Shock and Fear… limited impact on India


Courage, in the final analysis, is nothing but an affirmative answer to the shocks of existence.- Kurt Goldstein.

Japan has been rattled by a natural calamity of monumental proportion. Expectedly, Japanese shares have taken a severe beating despite the BOJ injecting $86bn to stabilize markets. After the double whammy of quake and Tsunami, Japan is now staring at a potential nuclear disaster. But, other Asian markets have managed to avert a steep fall as did the US markets.

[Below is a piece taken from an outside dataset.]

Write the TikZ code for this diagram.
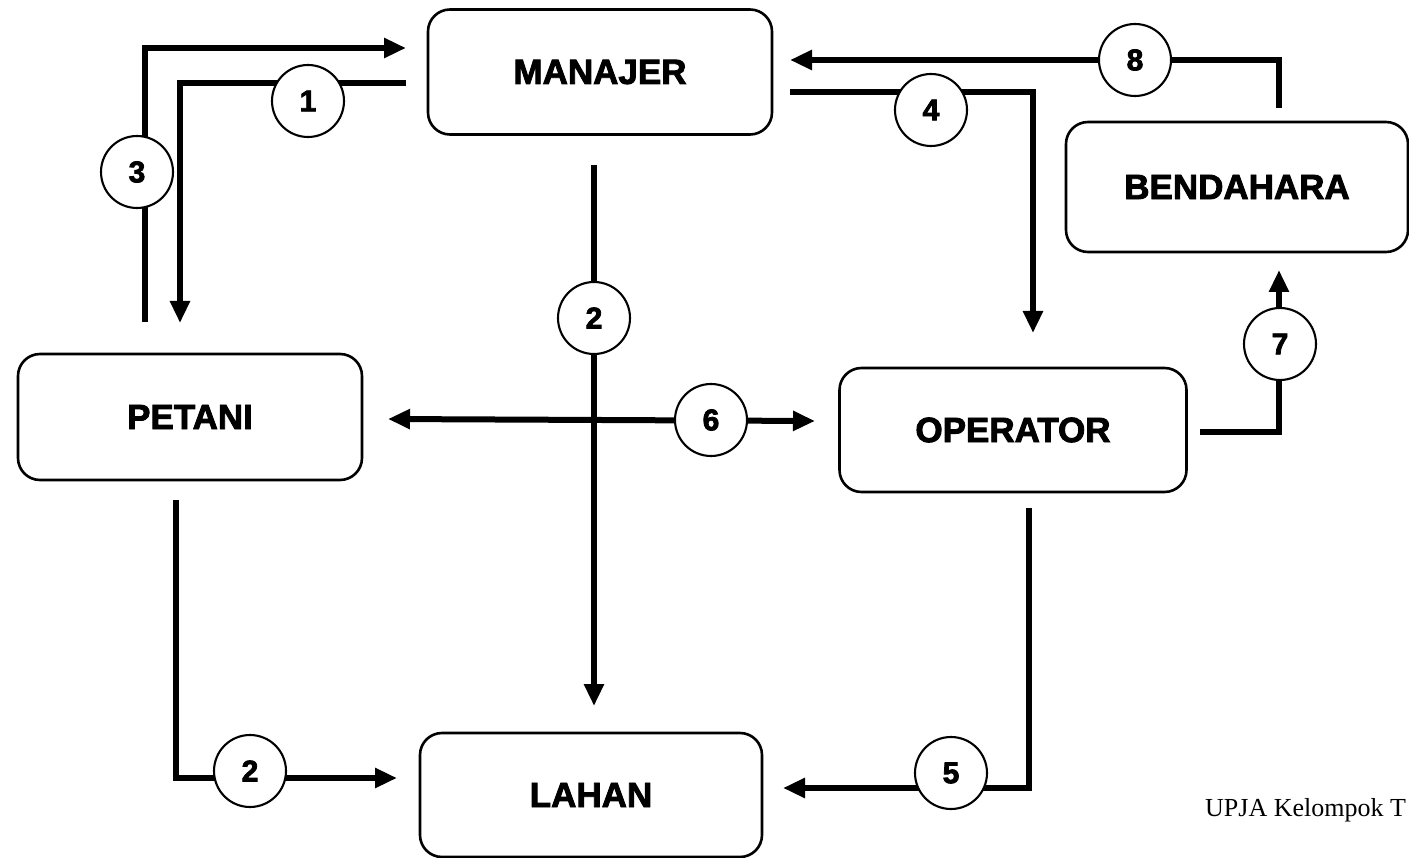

Oil prices have softened, with Nymex futures below $100 a barrel. Brent is still hovering around $112. Meanwhile, the political turmoil in the Middle-East continues amid a call by the Arab League for a no-fly zone over Libya and Yemen.

We expect a nervous start but no major cuts are in the offing. Apart from the offshore cues, markets will focus on the February inflation data (to be released today). It is likely to slip below 8%. The RBI will meet on March 17. Before that the Fed will take up a review on Tuesday.

The Indian market will continue to be rangebound; the is the key indices are still trading below 200-DMA. Only a breakout above 5650 will bring some semblance of order. The broader trading range for the Nifty appears to be between 5300 and 5700.

FIIs were net sellers of Rs 2.44bn in the cash segment on Friday, according to the provisional NSE data. The domestic institutional investors (DIIs) were net buyers at Rs 1.12bn on the same day. FIIs were net buyers of Rs 5.44bn in the F&O segment.

The foreign funds were net sellers at Rs 371mn in the cash segment on Thursday, as per final SEBI data. Mutual Funds were net buyers of Rs 512mn in the cash segment on the same day.